After reading Crazy by Pete Early for my junior research paper topic, the more aware I became of the true horrors that mental illnesses unleash on individuals, their family, and the society. Mental illness can be terrifying beasts, waiting in the dark, jumping and attacking even the most innocent of victims. What I knew about mental illnesses before reading this book, wasn't even the half of it. In school they warn kids about bullying and the consequences it may leave on those being bullied. And almost everyone probably has lost someone they love or know of someone who has passed away because of suicide. But there is so much more to mental illnesses than just depression and bipolar disorder and anxiety. There are so many mentally ill people out there who are rejected by society. Some become so sick that even their family give up on them. Or those families who try to help often reach obstacles because of laws passed. For example; unless your loved one voluntarily agrees or has been proven to be dangerous to themselves or others, they can not be admitted to a hospital or anything similar for help. While there are some ways to bypass this, dong so is not easy. As a result, families are left helpless while their loved one are clearly fighting internal demons.
Countless mentally ill people go on and commit crimes (not intentionally, of course) because their illness gets so out of hand and then end up simply being thrown in jail instead of receiving help. From there, most get worse and face awful conditions. Because not all (barely any, in fact) jail workers receive special training for how to deal with mentally ill patients, most patients face beatings, inhumane treatment, and hateful attitudes from the workers. Convicted mentally ill people can waste away their whole lives in jail, simply waiting to be put on trial. And it is also not uncommon to see a mentally ill person live a cycle of being hospitalized, released, arrested, and hospitalized again for their entire lives. And all the meanwhile, society looks down on these people, doesn't try to help them, or doesn't even realise that there are people among us who need help.

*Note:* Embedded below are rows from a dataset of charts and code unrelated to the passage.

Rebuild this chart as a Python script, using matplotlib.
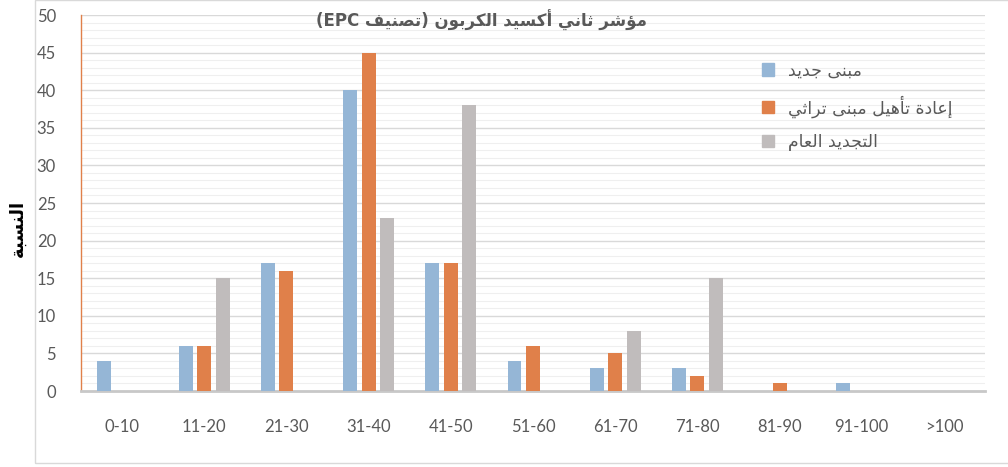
import numpy as np
import matplotlib.pyplot as plt
from matplotlib.patches import Rectangle, Patch

categories = ["0-10", "11-20", "21-30", "31-40", "41-50", "51-60",
              "61-70", "71-80", "81-90", "91-100", ">100"]
new_build = [4, 6, 17, 40, 17, 4, 3, 3, 0, 1, 0]
heritage = [0, 6, 16, 45, 17, 6, 5, 2, 1, 0, 0]
general = [0, 15, 0, 23, 38, 0, 8, 15, 0, 0, 0]

series_names = ["مبنى جديد", "إعادة تأهيل مبنى تراثي", "التجديد العام"]
title_ar = "مؤشر ثاني أكسيد الكربون (تصنيف"
ylabel_ar = "النسبة"

# presentation form start code and number of forms (2 = joins only to the right)
FORMS = {
    'آ': (0xFE81, 2), 'أ': (0xFE83, 2), 'ؤ': (0xFE85, 2), 'إ': (0xFE87, 2),
    'ئ': (0xFE89, 4), 'ا': (0xFE8D, 2), 'ب': (0xFE8F, 4), 'ة': (0xFE93, 2),
    'ت': (0xFE95, 4), 'ث': (0xFE99, 4), 'ج': (0xFE9D, 4), 'ح': (0xFEA1, 4),
    'خ': (0xFEA5, 4), 'د': (0xFEA9, 2), 'ذ': (0xFEAB, 2), 'ر': (0xFEAD, 2),
    'ز': (0xFEAF, 2), 'س': (0xFEB1, 4), 'ش': (0xFEB5, 4), 'ص': (0xFEB9, 4),
    'ض': (0xFEBD, 4), 'ط': (0xFEC1, 4), 'ظ': (0xFEC5, 4), 'ع': (0xFEC9, 4),
    'غ': (0xFECD, 4), 'ف': (0xFED1, 4), 'ق': (0xFED5, 4), 'ك': (0xFED9, 4),
    'ل': (0xFEDD, 4), 'م': (0xFEE1, 4), 'ن': (0xFEE5, 4), 'ه': (0xFEE9, 4),
    'و': (0xFEED, 2), 'ى': (0xFEEF, 2), 'ي': (0xFEF1, 4),
}
MIRROR = {'(': ')', ')': '('}


def shape(text):
    out = []
    for i, ch in enumerate(text):
        if ch not in FORMS:
            out.append(ch)
            continue
        start, n = FORMS[ch]
        prev = text[i - 1] if i > 0 else ''
        nxt = text[i + 1] if i + 1 < len(text) else ''
        join_prev = prev in FORMS and FORMS[prev][1] == 4
        join_next = n == 4 and nxt in FORMS
        if join_prev and join_next:
            k = 3
        elif join_prev:
            k = 1
        elif join_next:
            k = 2
        else:
            k = 0
        out.append(chr(start + k))
    return out


def rtl(text):
    return ''.join(MIRROR.get(c, c) for c in reversed(shape(text)))


plt.rcParams['font.family'] = ['DejaVu Sans']

fig = plt.figure(figsize=(10.08, 4.67), dpi=100)
ax = fig.add_axes([81 / 1008, 1 - 391 / 467, 904 / 1008, 376 / 467])

# chart frame
fig.patches.append(Rectangle((35 / 1008, 1 - 463 / 467), 1.0, 463 / 467,
                             transform=fig.transFigure, fill=False,
                             edgecolor='#d9d9d9', lw=1))

x = np.arange(len(categories))
w = 0.17
off = 0.225
colors = ['#95b6d6', '#e0804a', '#c0bcbc']
ax.bar(x - off, new_build, w, color=colors[0], zorder=3)
ax.bar(x, heritage, w, color=colors[1], zorder=3)
ax.bar(x + off, general, w, color=colors[2], zorder=3)

ax.set_xlim(-0.5, len(categories) - 0.5)
ax.set_ylim(0, 50)
ax.set_yticks(range(0, 51, 5))
ax.set_yticks(range(0, 51, 1), minor=True)
ax.grid(axis='y', which='major', color='#d9d9d9', lw=1, zorder=0)
ax.grid(axis='y', which='minor', color='#efefef', lw=0.8, zorder=0)
ax.set_xticks(x)
ax.set_xticklabels(categories)
ax.tick_params(axis='both', which='both', length=0, labelsize=12,
               labelcolor='#595959')
ax.tick_params(axis='x', pad=20)
ax.tick_params(axis='y', pad=18)
for lab in ax.get_xticklabels() + ax.get_yticklabels():
    lab.set_family('Lato')

for s in ['top', 'right']:
    ax.spines[s].set_visible(False)
ax.spines['left'].set_color('#e0804a')
ax.spines['left'].set_linewidth(1)
ax.spines['bottom'].set_color('#c8c8c8')
ax.spines['bottom'].set_linewidth(2)

fig.text(482 / 1008, 1 - 20 / 467, '(EPC ' + rtl(title_ar), ha='center',
         va='center', fontsize=12, fontweight='bold', color='#595959')
fig.text(18 / 1008, 1 - 228 / 467, rtl(ylabel_ar), rotation=90, ha='center',
         va='center', fontsize=13, fontweight='bold', color='black')

handles = [Patch(color=c) for c in colors]
leg = fig.legend(handles, [rtl(s) for s in series_names], loc='upper left',
                 bbox_to_anchor=(746 / 1008, 1 - 46 / 467), frameon=False,
                 fontsize=12.5, handlelength=0.7, handleheight=0.7,
                 handletextpad=0.8, labelspacing=0.9)
for t in leg.get_texts():
    t.set_color('#595959')

fig.savefig('out.png', dpi=100)
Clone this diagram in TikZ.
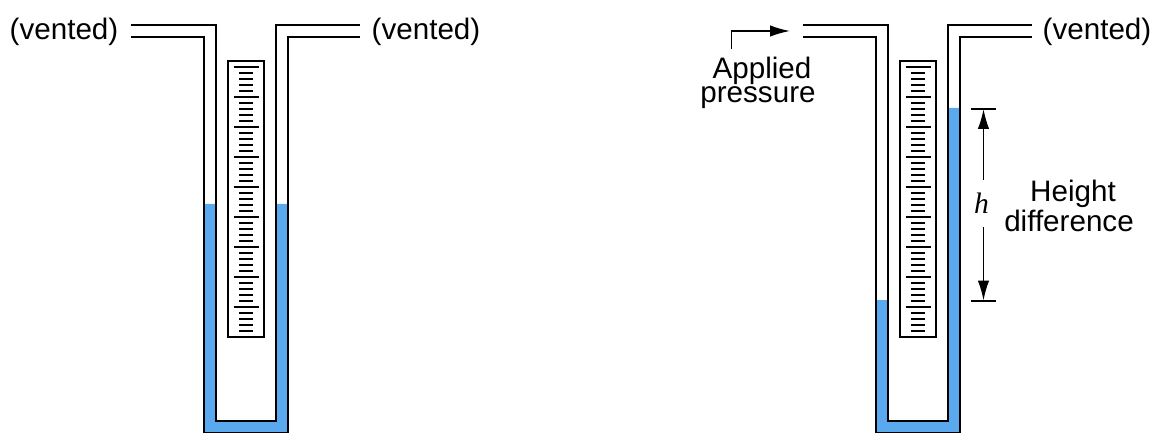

Think about the last time you encountered a homeless person on the street, rummaging through garbage, sleeping on a bench, etc.. What were your thoughts? Was is to avoid all contact with them, and hope that they don't see you walk by? Was is of curiosity, thinking of how that person ended up there? Was it disgust, thinking how could a person let themselves fall to that kind of lifestyle? Was your immediate thought "Oh they're probably just a junkie who got what they deserve"? Approximately one-third of homeless people are people with serious mental illnesses and that number is only growing. And to think that the majority of these people were at one time in their life "normal", healthy, and living in a home with a family that loves them. But here they are...suffering...fighting...and some...losing. Think about the stigma around mental illness today...many might say that no such thing exists, some might feel the effects of it from suffering loved ones, some might laugh at it and simply say that those people can get better if only they tried to help themselves. Where do you stand in this fight? Are you watching from the comfort of your couch, unaffected? Are you sitting on the sidelines, helpless? Or are you the fighter, struggling?